Aside from Blackstone, other big names in the PE business include The Carlyle Group (famous for its connections to the national security state), Bain (the place that made Mitt Romney rich) and Kohlberg Kravis Roberts (KKR, which was big in the 1980s, faded in the 1990s but has made a comeback over the last few years).

But Blackstone’s IPO has made it the star. Founded in 1985 by Peter Peterson (Nixon’s Commerce Secretary, famous for his gloominess about the future of Social Security) and Steven Schwarzman, Blackstone now has almost $90 billion under management. It owns all or part of some forty companies, among them Freescale Semiconductor, ACNielsen, TRW, Orangina, Equity Office Properties (the biggest commercial landlord in the United States) and Madame Tussaud’s Wax Museums. Last year Schwarzman “earned” $398 million; Peterson, $213 million.

So why did Blackstone go public, given those fat paychecks and the lack of scrutiny enjoyed by private partnerships? To make even more money, of course: Schwarzman will pocket $677 million from the offering (while retaining a quarter of the firm’s shares); Peterson, $1.9 billion. But that payday may come at a high cost. Inspired in part by the Blackstone IPO, some members of Congress would like to put an end to the industry’s favored tax status, under which it pays a rate of just 15 percent, less than half the standard corporate rate. (Prospects for passage are murky, and a presidential signature is unlikely.) CNBC is now full of hysterical worry about a war on the rich–nay, a war on prosperity itself.

While it’s easy to parse Blackstone’s motives for going public, why were the shares such a hit on opening day? The inner circle of the firm retains all the voting rights. The inner circle will pay itself what it deems appropriate, and the public shareholders will have to be content with leftovers. If there’s ever a conflict of interest between the Blackstone managers and the public shareholders, the managers are free to resolve it in their own interest, and the shareholders will have no recourse.

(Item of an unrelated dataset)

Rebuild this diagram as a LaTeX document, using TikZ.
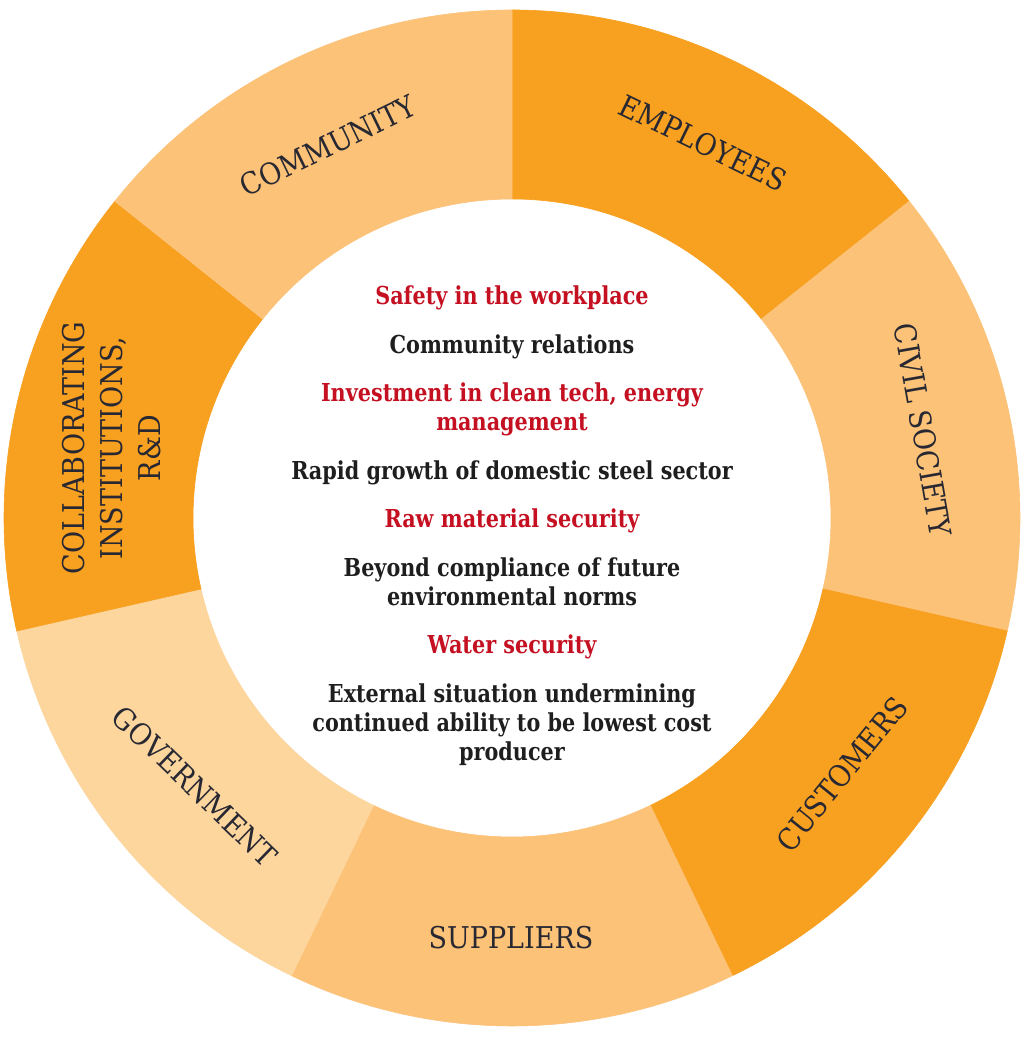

The IPO itself has a sound of last call about it. There’s little doubt that Schwarzman and Peterson are among the craftiest capitalists on earth, and if they think this is a good time to cash in, then they may be telling us something. What that something might be is an interesting question. At the very least, they’re suggesting that the PE boom is about to go bust. Or, more broadly, many of the adventures in financial innovation contrived in the exuberant markets of the past several years are about to follow the subprime mortgage sector into crisis. The investment bank Bear Stearns is bailing out a couple of its in-house hedge funds that made some bad bets on murky financial instruments; this could be a taste of things to come, especially if interest rates continue to rise around the world.

There’s an old saying on Wall Street that they don’t ring a bell at a market top. But the Blackstone IPO sounds a little like a tintinnabulation.